- Directed by: Colin Finbow
- Written by: Colin Finbow
- Produced by: Children's Film Unit Colin Finbox
- Starring: Susannah York Bert Parnaby Arnaud Morell
- Cinematography: Titus Bicknell
- Music by: David Hewson
- Release date: 1985;
- Country: United Kingdom
- Language: English

= Daemon (film) =

Daemon is a 1985 British horror film about a young man who is possessed by a demon. It was written and directed by Colin Finbow and starred Susannah York, Bert Parnaby and Arnaud Morell. It is a ghost story set in suburbia.

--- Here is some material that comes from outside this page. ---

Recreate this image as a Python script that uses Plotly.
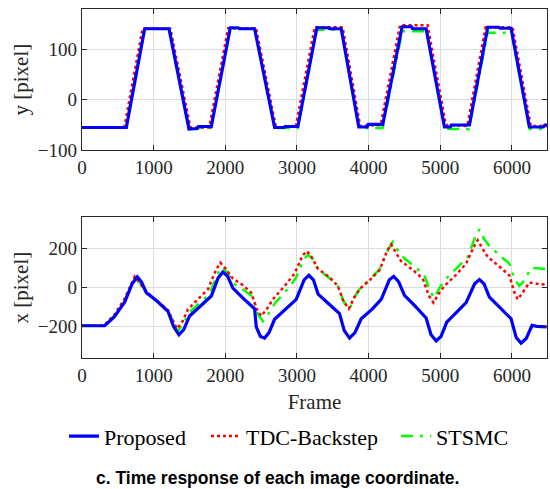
import plotly.graph_objects as go

# ---------------- data ----------------
# top panel: y [pixel]
yP_f = [0, 619, 875, 1214, 1493, 1610, 1625, 1805, 2070, 2180, 2195, 2409, 2688, 2820, 2835, 3013,
        3278, 3440, 3455, 3618, 3863, 3980, 3995, 4198, 4468, 4600, 4615, 4803, 5059, 5140, 5155, 5407,
        5663, 5820, 5835, 5989, 6244, 6440, 6460, 6500]
yP_v = [-55, -55, 140, 140, -58, -57, -53, -53, 142, 142, 140, 140, -55, -55, -53, -53,
        142, 142, 140, 140, -54, -54, -49, -49, 144, 144, 140, 140, -54, -54, -50, -50,
        143, 143, 141, 141, -54, -54, -50, -50]

yT_f = [0, 590, 845, 1234, 1513, 1775, 2040, 2429, 2708, 2983, 3248, 3638, 3883, 4168, 4438, 4823,
        5079, 5377, 5633, 6009, 6264, 6500]
yT_v = [-55, -55, 140, 140, -55, -55, 141, 141, -55, -53, 143, 143, -52, -50, 147, 147,
        -50, -52, 143, 143, -52, -52]

yS_f = [0, 610, 870, 1220, 1500, 1800, 2065, 2415, 2695, 3010, 3275, 3625, 3870, 4195, 4470, 4810,
        5066, 5400, 5660, 5995, 6250, 6500]
yS_v = [-55, -55, 140, 140, -56, -56, 140, 140, -56, -56, 138, 138, -56, -56, 135, 135,
        -58, -58, 132, 132, -58, -58]

# bottom panel: x [pixel]
xP_f = [0, 317, 450, 597, 700, 772, 830, 898, 1050, 1200, 1280, 1353, 1420, 1502, 1650, 1805, 1900, 1967,
        2030, 2106, 2250, 2409, 2432, 2490, 2548, 2610, 2688, 2850, 2990, 3100, 3166, 3230, 3295, 3450,
        3594, 3660, 3734, 3810, 3897, 4050, 4176, 4290, 4351, 4420, 4501, 4650, 4803, 4870, 4943, 5010,
        5091, 5230, 5361, 5480, 5547, 5610, 5686, 5840, 5989, 6060, 6128, 6200, 6282, 6350, 6485]
xP_v = [-195, -195, -150, -73, 20, 55, 30, -26, -70, -121, -200, -241, -215, -145, -95, -43, 50, 80,
        60, -2, -55, -108, -201, -250, -258, -230, -162, -110, -60, 40, 63, 40, -33, -85,
        -133, -220, -258, -230, -159, -110, -60, 40, 58, 30, -39, -95, -155, -240, -273, -250,
        -176, -125, -77, 20, 41, 20, -48, -105, -159, -255, -284, -260, -193, -198, -201]

xT_f = [0, 300, 450, 590, 735, 800, 898, 1050, 1200, 1325, 1400, 1479, 1620, 1758, 1870, 1930, 2000,
        2106, 2250, 2362, 2440, 2502, 2570, 2664, 2820, 2967, 3080, 3138, 3200, 3292, 3450, 3570, 3650,
        3724, 3800, 3873, 4020, 4152, 4260, 4315, 4380, 4455, 4620, 4756, 4840, 4905, 4980, 5059, 5220,
        5361, 5470, 5523, 5590, 5663, 5820, 5965, 6030, 6081, 6160, 6244, 6350, 6485]
xT_v = [-195, -195, -140, -60, 56, 25, -20, -70, -115, -210, -175, -111, -60, -8, 90, 128, 100,
        46, 12, -26, -110, -145, -115, -60, 5, 72, 165, 187, 160, 97, 55, 9, -70,
        -108, -50, -8, 40, 89, 190, 221, 180, 135, 90, 46, -40, -77, -30, 9, 65,
        123, 210, 243, 200, 157, 110, 63, -20, -60, -20, 26, 20, 15]

xS_f = [0, 300, 450, 595, 745, 800, 898, 1050, 1200, 1339, 1420, 1502, 1640, 1782, 1890, 1958, 2030,
        2115, 2250, 2385, 2460, 2525, 2600, 2688, 2840, 2980, 3090, 3152, 3210, 3292, 3450, 3570, 3650,
        3734, 3800, 3873, 4020, 4152, 4280, 4338, 4410, 4501, 4650, 4780, 4860, 4919, 4990, 5082, 5230,
        5384, 5490, 5547, 5610, 5686, 5830, 5965, 6040, 6105, 6180, 6268, 6400, 6485]
xS_v = [-195, -195, -145, -65, 55, 25, -22, -70, -118, -224, -180, -125, -80, -31, 70, 106, 75,
        21, -10, -48, -140, -172, -135, -82, -20, 46, 140, 169, 150, 94, 50, 9, -70,
        -111, -50, -8, 45, 94, 200, 234, 190, 149, 105, 63, -20, -53, 0, 46, 100,
        157, 260, 299, 250, 214, 165, 123, 40, 9, 40, 101, 98, 94]

names = ["Proposed", "TDC-Backstep", "STSMC"]
x_ticks = [0, 1000, 2000, 3000, 4000, 5000, 6000]

# ---------------- figure ----------------
FONT = "Liberation Serif"
INK = "#262626"
BLUE, RED, GREEN = "#0000FF", "#FF0000", "#00FF00"
GREEN_DASH = "12px,7px,3px,7px"
LEG_W = {names[0]: 97, names[1]: 145, names[2]: 75}

fig = go.Figure()

def add(fx, fy, name, color, dash, width, xa, ya, show, rank):
    fig.add_trace(go.Scatter(x=fx, y=fy, mode="lines", name=name,
                             line=dict(color=color, dash=dash, width=width),
                             xaxis=xa, yaxis=ya, showlegend=show, legendrank=rank,
                             legendwidth=LEG_W[name]))

# draw order: STSMC, TDC, Proposed on top
add(yS_f, yS_v, names[2], GREEN, GREEN_DASH, 2.5, "x", "y", True, 3)
add(yT_f, yT_v, names[1], RED, "dot", 2.5, "x", "y", True, 2)
add(yP_f, yP_v, names[0], BLUE, "solid", 3.2, "x", "y", True, 1)
add(xS_f, xS_v, names[2], GREEN, GREEN_DASH, 2.5, "x2", "y2", False, 3)
add(xT_f, xT_v, names[1], RED, "dot", 2.5, "x2", "y2", False, 2)
add(xP_f, xP_v, names[0], BLUE, "solid", 3.2, "x2", "y2", False, 1)

axis_common = dict(showline=True, linecolor=INK, linewidth=1.3, mirror="ticks",
                   ticks="inside", ticklen=5, tickcolor=INK, tickwidth=1,
                   showgrid=True, gridcolor="#dcdcdc", gridwidth=1, zeroline=False,
                   automargin=False,
                   tickfont=dict(family=FONT, size=19, color=INK))

H_T, H_B = 9, 131
ph = 489 - H_T - H_B
top_dom = [(357.7 - 150) / ph, 1]
bot_dom = [0, (357.7 - 217) / ph]

fig.update_layout(
    width=550, height=489,
    margin=dict(l=82, r=3, t=H_T, b=H_B, autoexpand=False),
    paper_bgcolor="white", plot_bgcolor="white",
    xaxis=dict(domain=[0, 1], range=[0, 6490], tickvals=x_ticks, anchor="y", **axis_common),
    yaxis=dict(domain=top_dom, range=[-100, 179], tickvals=[-100, 0, 100], anchor="x",
               title=dict(text="y [pixel]", font=dict(family=FONT, size=21, color=INK), standoff=3),
               **axis_common),
    xaxis2=dict(domain=[0, 1], range=[0, 6490], tickvals=x_ticks, anchor="y2",
                title=dict(text="Frame", font=dict(family=FONT, size=21, color=INK), standoff=9),
                **axis_common),
    yaxis2=dict(domain=bot_dom, range=[-360, 360], tickvals=[-200, 0, 200], anchor="x2",
                title=dict(text="x [pixel]", font=dict(family=FONT, size=21, color=INK), standoff=3),
                **axis_common),
    legend=dict(orientation="h", x=(290 - 82) / 465, xanchor="center", y=(357.7 - 436) / ph,
                yanchor="middle", font=dict(family=FONT, size=22, color="black"),
                bgcolor="rgba(0,0,0,0)"),
    annotations=[dict(text="<b>c. Time response of each image coordinate.</b>",
                      xref="paper", yref="paper", x=(277 - 82) / 465, y=(357.7 - 478) / ph,
                      xanchor="center", yanchor="middle", showarrow=False,
                      font=dict(family="Liberation Sans", size=17.5, color="black"))],
)

fig.write_html("out.html", config={"displayModeBar": False},
               post_script="document.body.style.margin='0';document.body.style.padding='0';")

The film was produced by the Children's Film Unit, which made films aimed at young audiences.

== Synopsis ==
Eleven-year-old Nick moves into a large old house with his sisters Jennie and Clare, left in the care of Helga the Swedish au pair while their parents are away in America. Nick is unhappy at his new school, where he is befriended by a boy called Sam and intimidated by scripture teacher Mr Crabb, who is interested in the occult and demonology. Nick hears voices in the house and receives messages on his computer screen. He also suffers inexplicable blisters on his feet and grazes on his elbows and knees. When he dreams of burning and wakes up in a bed full of ashes, Nick tells a psychiatrist (Susannah York) that he feels he is possessed by a demon. Three of his schoolmates agree and, when Crabb dies in a freak accident, resolve to drive a stake through his heart. However, the cause of the haunting turns out to be Tom, a child chimney sweep from 1839 who was burned to death in the house's chimney. After a climactic fire, Tom's skeleton is discovered in the old fireplace and the ghost is laid to rest.

The symptoms that Nick and his friend interpret as those of demonic possession the blisters, grazes and fiery nightmares actually turn out to be down to his psychic sympathy with Tom, who was burned alive while crawling up a Victorian chimney. This revelation of human cruelty and injustice lurking within supernatural manifestations allows for a finale that is satisfyingly apocalyptic on a small scale.

== Reception ==
Time Out reviewed Daemon, stating that it is "bound to grip young audiences". In his book British Children's Cinema: From the Thief of Bagdad to Wallace and Gromit, Noel Brown states that the film "raises issues of alienation and depression among young people. while satirising the portentousness and moral binaries of supposedly more 'adult' films."